If you are an EU buyer who has not yet picked up a Switch 2, there is now a clear reason to consider waiting. The OSM variant should arrive with at least three concrete benefits: a battery you can swap yourself, longer practical device lifespan, and stronger trade-in value as the broader EU repair-parts ecosystem matures.
The trade-offs are real, though. Nintendo has not announced a release date, a price, or a colorway lineup for the OSM edition. Historically, regional compliance variants launch at a small premium, and supply in the first months tends to be tight. Players who want a console today — or who plan to buy outside the EU — will see no functional change.
For existing Switch 2 owners, nothing changes. The regulation applies only to devices placed on the EU market after February 18, 2027; current BEE units remain fully supported.

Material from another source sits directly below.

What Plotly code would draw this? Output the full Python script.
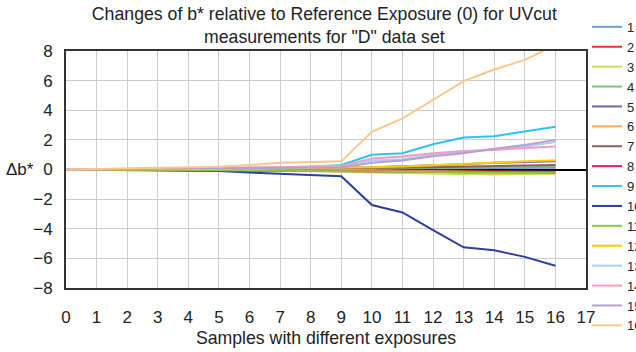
import plotly.graph_objects as go

x_vals = list(range(17))
series_names = [str(i) for i in range(1, 17)]
colors = ["#6C9FD8", "#E8333A", "#C8DD5A", "#7CC576", "#6D63B0", "#FFA95B", "#8C5E5E", "#E4157C",
          "#2BC4F3", "#2E3E9A", "#8DC63F", "#FFCD05", "#A7CFF2", "#F49AC1", "#B79FCF", "#FDC68A"]

s1 = [0, 0, 0, 0, 0, 0.02, 0.03, 0.04, 0.05, 0.05, 0.05, 0.06, 0.07, 0.08, 0.09, 0.1, 0.12]
s2 = [0, 0, -0.02, -0.02, -0.03, -0.04, -0.05, -0.06, -0.07, -0.08, -0.1, -0.12, -0.13, -0.14, -0.15, -0.15, -0.15]
s3 = [0, 0, 0, -0.02, -0.03, -0.05, -0.07, -0.09, -0.1, -0.12, -0.2, -0.24, -0.27, -0.3, -0.33, -0.3, -0.28]
s4 = [0, 0, 0, 0.01, 0.02, 0.03, 0.04, 0.05, 0.05, 0.06, 0.08, 0.1, 0.12, 0.14, 0.16, 0.18, 0.2]
s5 = [0, 0, 0, 0.01, 0.02, 0.03, 0.05, 0.07, 0.08, 0.1, 0.15, 0.2, 0.28, 0.35, 0.45, 0.5, 0.55]
s6 = [0, 0, 0.02, 0.02, 0.03, 0.03, 0.02, 0.0, -0.02, -0.04, -0.08, -0.1, -0.12, -0.15, -0.18, -0.2, -0.22]
s7 = [0, 0, 0, 0.01, 0.02, 0.03, 0.04, 0.05, 0.06, 0.07, 0.1, 0.13, 0.16, 0.2, 0.24, 0.27, 0.3]
s8 = [0, -0.01, -0.02, -0.02, -0.03, -0.04, -0.05, -0.06, -0.07, -0.08, -0.12, -0.14, -0.15, -0.18, -0.2, -0.2, -0.2]
s9 = [0, -0.02, -0.02, 0, 0.02, 0.05, 0.08, 0.12, 0.18, 0.3, 1.0, 1.1, 1.7, 2.16, 2.25, 2.55, 2.88]
s10 = [0, -0.02, -0.03, -0.04, -0.05, -0.1, -0.2, -0.28, -0.38, -0.45, -2.4, -2.9, -4.1, -5.25, -5.45, -5.9, -6.5]
s11 = [0, 0, -0.01, -0.02, -0.03, -0.05, -0.06, -0.08, -0.1, -0.12, -0.15, -0.18, -0.2, -0.22, -0.25, -0.22, -0.2]
s12 = [0, 0, 0.01, 0.02, 0.03, 0.04, 0.05, 0.06, 0.08, 0.1, 0.15, 0.2, 0.3, 0.4, 0.48, 0.55, 0.62]
s13 = [0, 0.02, 0.02, 0.03, 0.04, 0.06, 0.1, 0.15, 0.2, 0.25, 0.6, 0.7, 1.0, 1.2, 1.35, 1.55, 1.85]
s14 = [0, 0.02, 0.03, 0.04, 0.05, 0.08, 0.12, 0.15, 0.18, 0.22, 0.75, 0.88, 1.1, 1.25, 1.32, 1.45, 1.55]
s15 = [0, 0.01, 0.02, 0.03, 0.04, 0.06, 0.08, 0.1, 0.12, 0.14, 0.45, 0.6, 0.9, 1.1, 1.4, 1.65, 2.0]
s16 = [0, 0.03, 0.05, 0.08, 0.1, 0.18, 0.3, 0.45, 0.5, 0.55, 2.55, 3.45, 4.7, 5.97, 6.75, 7.4, 8.4]

all_series = [s1, s2, s3, s4, s5, s6, s7, s8, s9, s10, s11, s12, s13, s14, s15, s16]

x_ticks = list(range(18))
y_ticks = [-8, -6, -4, -2, 0, 2, 4, 6, 8]

fig = go.Figure()
for name, col, ys in zip(series_names, colors, all_series):
    fig.add_trace(go.Scatter(x=x_vals, y=ys, name=name, mode="lines",
                             line=dict(color=col, width=2), cliponaxis=False))

font_main = "Arial, Liberation Sans, sans-serif"
fig.update_layout(
    width=636, height=352,
    margin=dict(l=66, r=50, t=51, b=64, autoexpand=False),
    paper_bgcolor="white", plot_bgcolor="white",
    font=dict(family=font_main, size=17, color="#222"),
    title=dict(text="Changes of b* relative to Reference Exposure (0) for UVcut<br>measurements for \"D\" data set",
               x=0.51, xanchor="center", y=0.943, yanchor="top", yref="container",
               font=dict(size=17.7, color="#222")),
    showlegend=True,
    legend=dict(x=1.002, xanchor="left", y=1.165, yanchor="top",
                font=dict(size=13, color="#222"), bgcolor="rgba(0,0,0,0)",
                tracegroupgap=0, itemwidth=30, maxheight=352),
    xaxis=dict(range=[0, 17], tickvals=x_ticks, ticks="", showgrid=True,
               gridcolor="#CCCCCC", gridwidth=1, showline=True, linecolor="#333",
               linewidth=2, mirror=True, zeroline=False, ticklabelstandoff=13,
               tickfont=dict(size=17),
               title=dict(text="Samples with different exposures", standoff=5,
                          font=dict(size=17.7))),
    yaxis=dict(range=[-8, 8], tickvals=y_ticks, ticks="", showgrid=True,
               gridcolor="#CCCCCC", gridwidth=1, showline=True, linecolor="#333",
               linewidth=2, mirror=True, zeroline=True, zerolinecolor="#000",
               zerolinewidth=2, ticklabelstandoff=8, tickfont=dict(size=17)),
    annotations=[dict(text="Δb*", xref="paper", yref="y", x=-0.088, y=0,
                      xanchor="center", yanchor="middle", showarrow=False,
                      font=dict(size=17, color="#222"))],
)

fig.write_html("out.html")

The Bigger Picture: A Template for Regional Hardware
Nintendo’s decision to ship a parallel EU SKU rather than redesign the global Switch 2 is the most economically rational outcome — but it also sets a template. Sony, Valve, and Microsoft will face the same 2027 deadline for any new portable hardware sold into the EU, and the model-code split (BEE vs. OSM) is a clean blueprint that supply-chain and compliance teams across the industry are likely to copy.
For the Nintendo ecosystem specifically, the takeaway is that the Switch 2 era is being engineered for longevity. A second hardware variant within 18 months of launch, paired with sustained software momentum and a healthy install base, points to a platform that will reward developers and marketers willing to invest in long-tail strategies — not just launch-window spikes.